- [The exercise]:
Extract word for word the lines of the listing from its start to the line holding "plt.rcParams['font.family'] = ['Liberation", both ends kept; pictures are not part of the copy.

- [Dataset extract]:
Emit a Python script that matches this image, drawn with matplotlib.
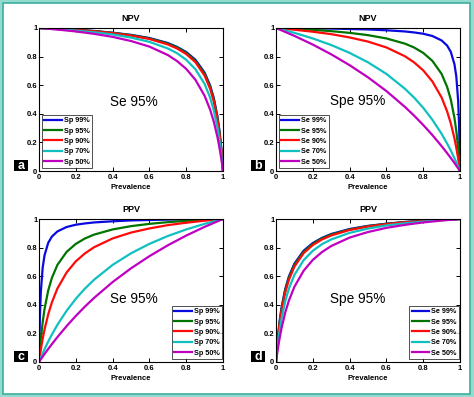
import matplotlib
matplotlib.use('Agg')
import matplotlib.pyplot as plt
from matplotlib.patches import Rectangle

plt.rcParams['font.family'] = ['Liberation Sans', 'DejaVu Sans']

# prevalence grids (dense where curves are steep)
prev_npv = [0, 0.1, 0.2, 0.3, 0.4, 0.5, 0.6, 0.7, 0.75, 0.8, 0.85, 0.9, 0.93, 0.95, 0.97, 0.98, 0.99, 0.995, 1.0]
prev_ppv = [0, 0.005, 0.01, 0.02, 0.03, 0.05, 0.07, 0.1, 0.15, 0.2, 0.25, 0.3, 0.4, 0.5, 0.6, 0.7, 0.8, 0.9, 1.0]

# panel a: NPV, Se 95%, Sp varies
npv_se95_sp99 = [1, 0.994, 0.988, 0.979, 0.967, 0.952, 0.930, 0.895, 0.868, 0.832, 0.778, 0.688, 0.598, 0.510, 0.380, 0.288, 0.167, 0.091, 0]
npv_se95_sp95 = [1, 0.994, 0.987, 0.978, 0.966, 0.950, 0.927, 0.891, 0.864, 0.826, 0.770, 0.679, 0.588, 0.500, 0.370, 0.279, 0.161, 0.087, 0]
npv_se95_sp90 = [1, 0.994, 0.986, 0.977, 0.964, 0.947, 0.923, 0.885, 0.857, 0.818, 0.761, 0.667, 0.575, 0.486, 0.358, 0.269, 0.154, 0.083, 0]
npv_se95_sp70 = [1, 0.992, 0.982, 0.970, 0.955, 0.933, 0.903, 0.857, 0.824, 0.778, 0.712, 0.609, 0.513, 0.424, 0.302, 0.222, 0.124, 0.066, 0]
npv_se95_sp50 = [1, 0.989, 0.976, 0.959, 0.938, 0.909, 0.870, 0.811, 0.769, 0.714, 0.638, 0.526, 0.429, 0.345, 0.236, 0.169, 0.092, 0.048, 0]

# panel b: NPV, Spe 95%, Se varies
npv_sp95_se99 = [1, 0.999, 0.997, 0.996, 0.993, 0.990, 0.984, 0.976, 0.969, 0.960, 0.944, 0.913, 0.877, 0.833, 0.746, 0.660, 0.490, 0.323, 0]
npv_sp95_se95 = [1, 0.994, 0.987, 0.978, 0.966, 0.950, 0.927, 0.891, 0.864, 0.826, 0.770, 0.679, 0.588, 0.500, 0.370, 0.279, 0.161, 0.087, 0]
npv_sp95_se90 = [1, 0.988, 0.974, 0.957, 0.934, 0.905, 0.864, 0.803, 0.760, 0.704, 0.626, 0.514, 0.417, 0.333, 0.227, 0.162, 0.088, 0.046, 0]
npv_sp95_se70 = [1, 0.966, 0.927, 0.881, 0.826, 0.760, 0.679, 0.576, 0.514, 0.442, 0.358, 0.260, 0.192, 0.143, 0.089, 0.061, 0.031, 0.016, 0]
npv_sp95_se50 = [1, 0.945, 0.884, 0.816, 0.740, 0.655, 0.559, 0.449, 0.388, 0.322, 0.251, 0.174, 0.125, 0.091, 0.056, 0.037, 0.019, 0.010, 0]

# panel c: PPV, Se 95%, Sp varies
ppv_se95_sp99 = [0, 0.323, 0.490, 0.660, 0.746, 0.833, 0.877, 0.913, 0.944, 0.960, 0.969, 0.976, 0.984, 0.990, 0.993, 0.996, 0.997, 0.999, 1]
ppv_se95_sp95 = [0, 0.087, 0.161, 0.279, 0.370, 0.500, 0.588, 0.679, 0.770, 0.826, 0.864, 0.891, 0.927, 0.950, 0.966, 0.978, 0.987, 0.994, 1]
ppv_se95_sp90 = [0, 0.046, 0.088, 0.162, 0.227, 0.333, 0.417, 0.514, 0.626, 0.704, 0.760, 0.803, 0.864, 0.905, 0.934, 0.957, 0.974, 0.988, 1]
ppv_se95_sp70 = [0, 0.016, 0.031, 0.061, 0.089, 0.143, 0.192, 0.260, 0.358, 0.442, 0.514, 0.576, 0.679, 0.760, 0.826, 0.881, 0.927, 0.966, 1]
ppv_se95_sp50 = [0, 0.010, 0.019, 0.037, 0.056, 0.091, 0.125, 0.174, 0.251, 0.322, 0.388, 0.449, 0.559, 0.655, 0.740, 0.816, 0.884, 0.945, 1]

# panel d: PPV, Spe 95%, Se varies
ppv_sp95_se99 = [0, 0.091, 0.167, 0.288, 0.380, 0.510, 0.598, 0.688, 0.778, 0.832, 0.868, 0.895, 0.930, 0.952, 0.967, 0.979, 0.988, 0.994, 1]
ppv_sp95_se95 = [0, 0.087, 0.161, 0.279, 0.370, 0.500, 0.588, 0.679, 0.770, 0.826, 0.864, 0.891, 0.927, 0.950, 0.966, 0.978, 0.987, 0.994, 1]
ppv_sp95_se90 = [0, 0.083, 0.154, 0.269, 0.358, 0.486, 0.575, 0.667, 0.761, 0.818, 0.857, 0.885, 0.923, 0.947, 0.964, 0.977, 0.986, 0.994, 1]
ppv_sp95_se70 = [0, 0.066, 0.124, 0.222, 0.302, 0.424, 0.513, 0.609, 0.712, 0.778, 0.824, 0.857, 0.903, 0.933, 0.955, 0.970, 0.982, 0.992, 1]
ppv_sp95_se50 = [0, 0.048, 0.092, 0.169, 0.236, 0.345, 0.429, 0.526, 0.638, 0.714, 0.769, 0.811, 0.870, 0.909, 0.938, 0.959, 0.976, 0.989, 1]

sp_labels = ['Sp 99%', 'Sp 95%', 'Sp 90%', 'Sp 70%', 'Sp 50%']
se_labels = ['Se 99%', 'Se 95%', 'Se 90%', 'Se 70%', 'Se 50%']
ticks = [0, 0.2, 0.4, 0.6, 0.8, 1]
tick_labels = ['0', '0.2', '0.4', '0.6', '0.8', '1']

colors = ['#0a0ae0', '#007400', '#ff0a0a', '#10c0c0', '#c000c0']

panels = [
    # letter, title, x, series, labels, note, legend loc, note pos
    ('a', 'NPV', prev_npv, [npv_se95_sp99, npv_se95_sp95, npv_se95_sp90, npv_se95_sp70, npv_se95_sp50],
     sp_labels, 'Se 95%', 'lower left', (0.515, 0.48)),
    ('b', 'NPV', prev_npv, [npv_sp95_se99, npv_sp95_se95, npv_sp95_se90, npv_sp95_se70, npv_sp95_se50],
     se_labels, 'Spe 95%', 'lower left', (0.443, 0.49)),
    ('c', 'PPV', prev_ppv, [ppv_se95_sp99, ppv_se95_sp95, ppv_se95_sp90, ppv_se95_sp70, ppv_se95_sp50],
     sp_labels, 'Se 95%', 'lower right', (0.515, 0.44)),
    ('d', 'PPV', prev_ppv, [ppv_sp95_se99, ppv_sp95_se95, ppv_sp95_se90, ppv_sp95_se70, ppv_sp95_se50],
     se_labels, 'Spe 95%', 'lower right', (0.442, 0.44)),
]

W, H = 474, 397
fig = plt.figure(figsize=(W / 100, H / 100), dpi=100, facecolor='#93dbcf')

# white panel inside the teal frame
fig.patches.append(Rectangle((3 / W, 3 / H), 467 / W, 391 / H, transform=fig.transFigure,
                             facecolor='white', edgecolor='#3fae9e', linewidth=1.2, zorder=-1))

# axes boxes in pixels: left, top
boxes = [(39, 28), (276, 28), (39, 219), (276, 219)]
aw, ah = 184, 143

for (letter, title, x, series, labels, note, loc, npos), (left, top) in zip(panels, boxes):
    ax = fig.add_axes([left / W, (H - top - ah) / H, aw / W, ah / H])
    for y, lab, c in zip(series, labels, colors):
        ax.plot(x, y, color=c, lw=1.6, label=lab)
    ax.set_xlim(0, 1)
    ax.set_ylim(0, 1)
    ax.set_xticks(ticks)
    ax.set_xticklabels(tick_labels)
    ax.set_yticks(ticks)
    ax.set_yticklabels(tick_labels)
    ax.tick_params(direction='in', length=3, width=0.7, top=True, right=True, labelsize=5.5)
    ax.tick_params(axis='x', pad=2)
    ax.tick_params(axis='y', pad=1.2)
    for t in ax.get_xticklabels() + ax.get_yticklabels():
        t.set_fontweight('bold')
    for s in ax.spines.values():
        s.set_linewidth(0.8)
    ax.set_title(title, fontsize=6.5, fontweight='bold', pad=5)
    ax.set_xlabel('Prevalence', fontsize=5.5, fontweight='bold', labelpad=2.5)
    ax.text(npos[0], npos[1], note, transform=ax.transAxes, ha='center', va='center', fontsize=9.8)

    anchor = (0.015, 0.02) if loc == 'lower left' else (0.995, 0.02)
    leg = ax.legend(loc=loc, bbox_to_anchor=anchor, borderaxespad=0,
                    prop={'weight': 'bold', 'size': 5.2}, frameon=True, fancybox=False,
                    edgecolor='black', labelspacing=0.45, handlelength=2.4,
                    handletextpad=0.3, borderpad=0.35)
    leg.get_frame().set_linewidth(0.6)

    # black panel-letter box
    bx, bw, bh = -25 / aw, 14 / aw, 11 / ah
    ax.add_patch(Rectangle((bx, 0), bw, bh, transform=ax.transAxes, facecolor='black',
                           edgecolor='none', clip_on=False))
    ax.text(bx + bw / 2, bh / 2, letter, transform=ax.transAxes, ha='center', va='center',
            color='white', fontsize=9, fontweight='bold')

fig.savefig('out.png', dpi=100, facecolor=fig.get_facecolor())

- [Exercise result]:
Emit a Python script that matches this image, drawn with matplotlib.
import matplotlib
matplotlib.use('Agg')
import matplotlib.pyplot as plt
from matplotlib.patches import Rectangle

plt.rcParams['font.family'] = ['Liberation Sans', 'DejaVu Sans']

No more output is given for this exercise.